# Instructions to follow
Print the lines from the one that contains "Recreate this image" to the one that contains "cii_err = [0.0058, 0.0098, 0.0071, 0.0070, 0.0111]", inclusive, exactly as they appear, and please drop any pictures.
>> BEGIN
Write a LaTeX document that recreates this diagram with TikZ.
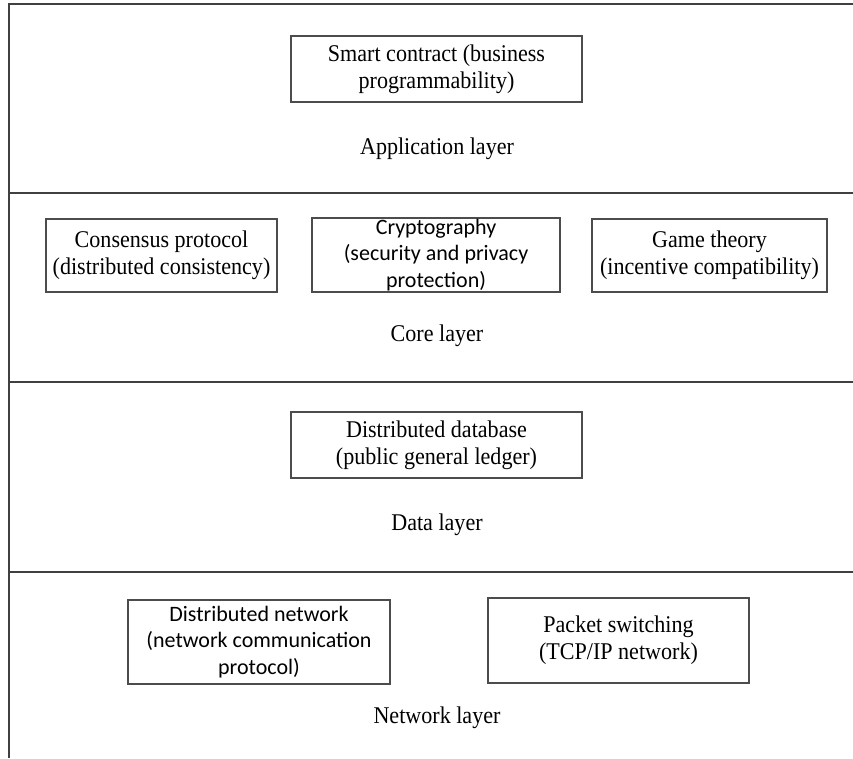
\documentclass[tikz,border=0pt]{standalone}
\usepackage{fontspec}
\setmainfont[FakeStretch=0.92]{Liberation Serif}
\newfontfamily\calib{Carlito}
\usetikzlibrary{positioning}

\begin{document}
\begin{tikzpicture}
[x=1pt, y=-1pt,
 font=\fontsize{24}{27}\selectfont,
 frame/.style={draw=black!75, line width=1.8pt},
 block/.style={draw=black!70, line width=1.5pt, align=center, inner sep=0pt},
 calibtext/.style={font=\calib\fontsize{22}{26.5}\selectfont},
 layer/.style={inner sep=0pt},
]
\useasboundingbox (0,0) rectangle (853,758);

% outer frame and layer separators
\draw[frame] (853,4) -- (9,4) -- (9,758);
\foreach \y in {193,382,572}
  \draw[frame] (9,\y) -- (853,\y);

% application layer
\node[block, minimum width=291pt, minimum height=66pt] (smart) at (436.5,69)
  {Smart contract (business\\programmability)};
\node[layer] (app) at (437,149) {Application layer};

% core layer
\node[block, minimum width=231pt, minimum height=73pt] (consensus) at (161.5,255.5)
  {Consensus protocol\\(distributed consistency)};
\node[block, calibtext, minimum width=248pt, minimum height=74pt] (crypto) at (436,255)
  {Cryptography\\(security and privacy\\protection)};
\node[block, minimum width=235pt, minimum height=73pt] (game) at (709.5,255.5)
  {Game theory\\(incentive compatibility)};
\node[layer] (core) at (437,336) {Core layer};

% data layer
\node[block, minimum width=291pt, minimum height=66pt] (database) at (436.5,445)
  {Distributed database\\(public general ledger)};
\node[layer] (data) at (437,525) {Data layer};

% network layer
\node[block, calibtext, minimum width=262pt, minimum height=84pt] (distnet) at (259,642)
  {Distributed network\\(network communication\\protocol)};
\node[block, minimum width=261pt, minimum height=85pt] (packet) at (618.5,640.5)
  {Packet switching\\(TCP/IP network)};
\node[layer] (net) at (437,718) {Network layer};
\end{tikzpicture}
\end{document}
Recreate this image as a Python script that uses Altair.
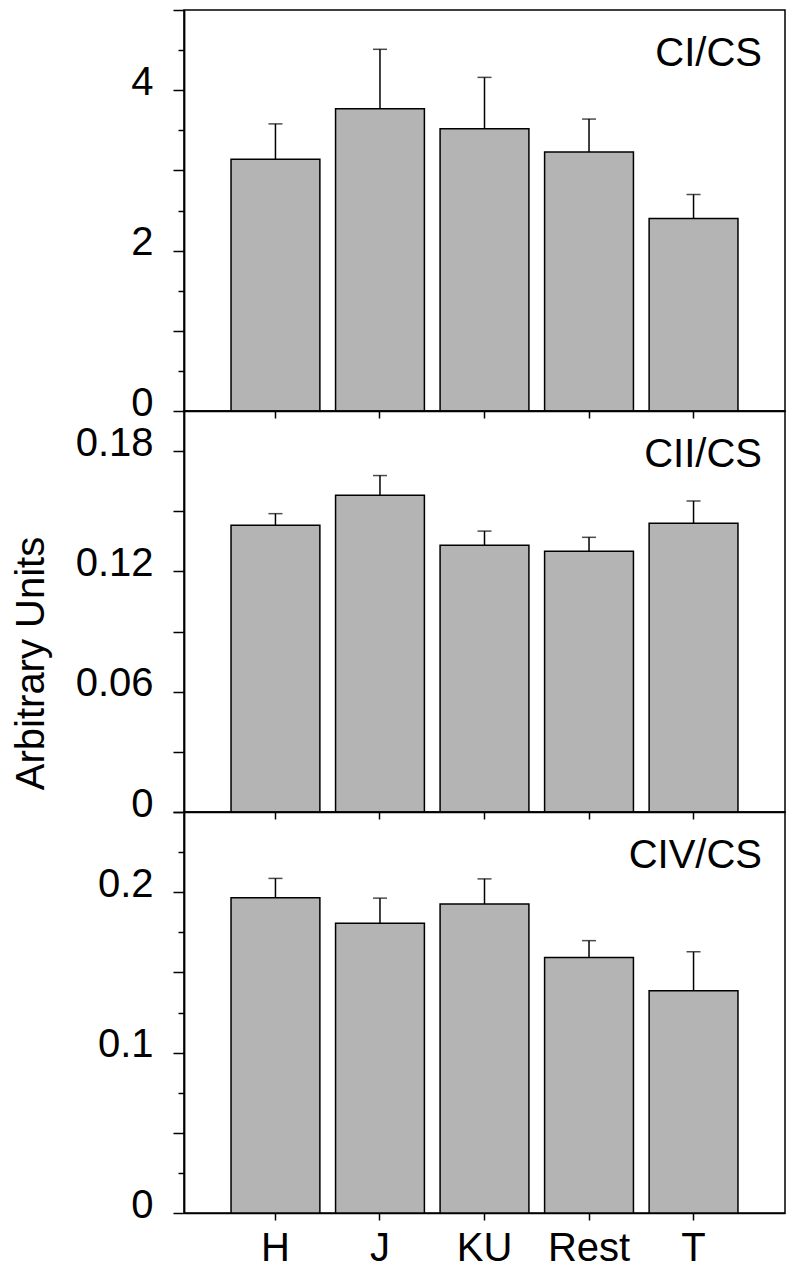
import altair as alt
import pandas as pd

groups = ["H", "J", "KU", "Rest", "T"]

ci_mean = [3.14, 3.77, 3.52, 3.23, 2.40]
ci_err = [0.44, 0.74, 0.64, 0.41, 0.30]

cii_mean = [0.143, 0.158, 0.133, 0.130, 0.144]
cii_err = [0.0058, 0.0098, 0.0071, 0.0070, 0.0111]

civ_mean = [0.1965, 0.1807, 0.1926, 0.1593, 0.1385]
civ_err = [0.0121, 0.0156, 0.0157, 0.0105, 0.0243]

panel_labels = ["CI/CS", "CII/CS", "CIV/CS"]
y_title = "Arbitrary Units"

FONT = "Liberation Sans"
FILL = "#b4b4b4"
W, H = 601, 401


def panel(label, means, errs, domain, major_vals, label_test, label_fmt,
          minor_vals=None, top_vals=None, title=None, show_x_labels=False):
    df = pd.DataFrame({
        "group": groups,
        "mean": means,
        "upper": [m + e for m, e in zip(means, errs)],
    })
    xscale = alt.Scale(paddingInner=0.15, paddingOuter=0.45)
    xaxis = alt.Axis(
        title=None, labels=show_x_labels, labelAngle=0, labelFontSize=40,
        labelPadding=8, tickSize=7, tickWidth=1.5, domainWidth=1.5,
    )
    yscale = alt.Scale(domain=domain, nice=False, zero=True)
    major_kwargs = dict(
        values=major_vals,
        tickSize=11, tickWidth=1.5, domainWidth=1.8,
        labelFontSize=40, labelPadding=20, labelOffset=-8,
        labelExpr=f"({label_test}) ? (datum.value == 0 ? '0' : format(datum.value, '{label_fmt}')) : ''",
    )
    if title:
        major_axis = alt.Axis(title=title, titleFontSize=40, titleFontWeight="normal",
                              titlePadding=24, titleY=252, **major_kwargs)
    else:
        major_axis = alt.Axis(title=None, **major_kwargs)

    base = alt.Chart(df)
    bars = base.mark_bar(fill=FILL, stroke="black", strokeWidth=1.5).encode(
        x=alt.X("group:N", sort=groups, scale=xscale, axis=xaxis),
        y=alt.Y("mean:Q", scale=yscale, axis=major_axis),
    )
    if minor_vals:
        minor_axis = alt.Axis(orient="left", values=minor_vals, labels=False, domain=False,
                              tickSize=6, tickWidth=1.5, title=None)
    else:
        minor_axis = None
    if top_vals:
        top_axis = alt.Axis(orient="left", values=top_vals, labels=False, domain=False,
                            tickSize=11, tickWidth=1.5, title=None)
    else:
        top_axis = None
    rules = base.mark_rule(color="black", strokeWidth=1.5).encode(
        x=alt.X("group:N", sort=groups),
        y=alt.Y("mean:Q", axis=minor_axis),
        y2="upper:Q",
    )
    caps = base.mark_tick(color="black", size=14, thickness=1.5).encode(
        x=alt.X("group:N", sort=groups),
        y=alt.Y("upper:Q", axis=top_axis),
    )
    txt = alt.Chart(pd.DataFrame({"t": [label]})).mark_text(
        font=FONT, fontSize=40, align="right", baseline="alphabetic", color="black"
    ).encode(x=alt.value(578), y=alt.value(56), text="t:N")
    return alt.layer(bars, rules, caps, txt).resolve_axis(y="independent").properties(
        width=W, height=H
    )


p1 = panel(
    panel_labels[0], ci_mean, ci_err, [0, 5],
    [0, 1, 2, 3, 4], "datum.value % 2 == 0", "d",
    minor_vals=[0.5, 1.5, 2.5, 3.5, 4.5],
    top_vals=[5],
)
p2 = panel(
    panel_labels[1], cii_mean, cii_err, [0, 0.2],
    [0, 0.03, 0.06, 0.09, 0.12, 0.15, 0.18],
    "round(datum.value * 100) % 6 == 0", ".2f",
    title=y_title,
)
p3 = panel(
    panel_labels[2], civ_mean, civ_err, [0, 0.25],
    [0, 0.05, 0.1, 0.15, 0.2],
    "round(datum.value * 100) % 10 == 0", ".1f",
    minor_vals=[0.025, 0.075, 0.125, 0.175, 0.225],
    top_vals=[0.25],
    show_x_labels=True,
)

chart = alt.vconcat(p1, p2, p3, spacing=0, bounds="flush").properties(
    padding={"left": 2, "top": 0, "right": 1, "bottom": 0}
).configure_view(
    stroke="black", strokeWidth=1.5
).configure_axis(
    labelFont=FONT, titleFont=FONT, labelColor="black", titleColor="black",
    domainColor="black", tickColor="black", grid=False,
)

chart.save("out.html", embed_options={"renderer": "svg", "actions": False})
>> END
# Solution to this task
Recreate this image as a Python script that uses Altair.
import altair as alt
import pandas as pd

groups = ["H", "J", "KU", "Rest", "T"]

ci_mean = [3.14, 3.77, 3.52, 3.23, 2.40]
ci_err = [0.44, 0.74, 0.64, 0.41, 0.30]

cii_mean = [0.143, 0.158, 0.133, 0.130, 0.144]
cii_err = [0.0058, 0.0098, 0.0071, 0.0070, 0.0111]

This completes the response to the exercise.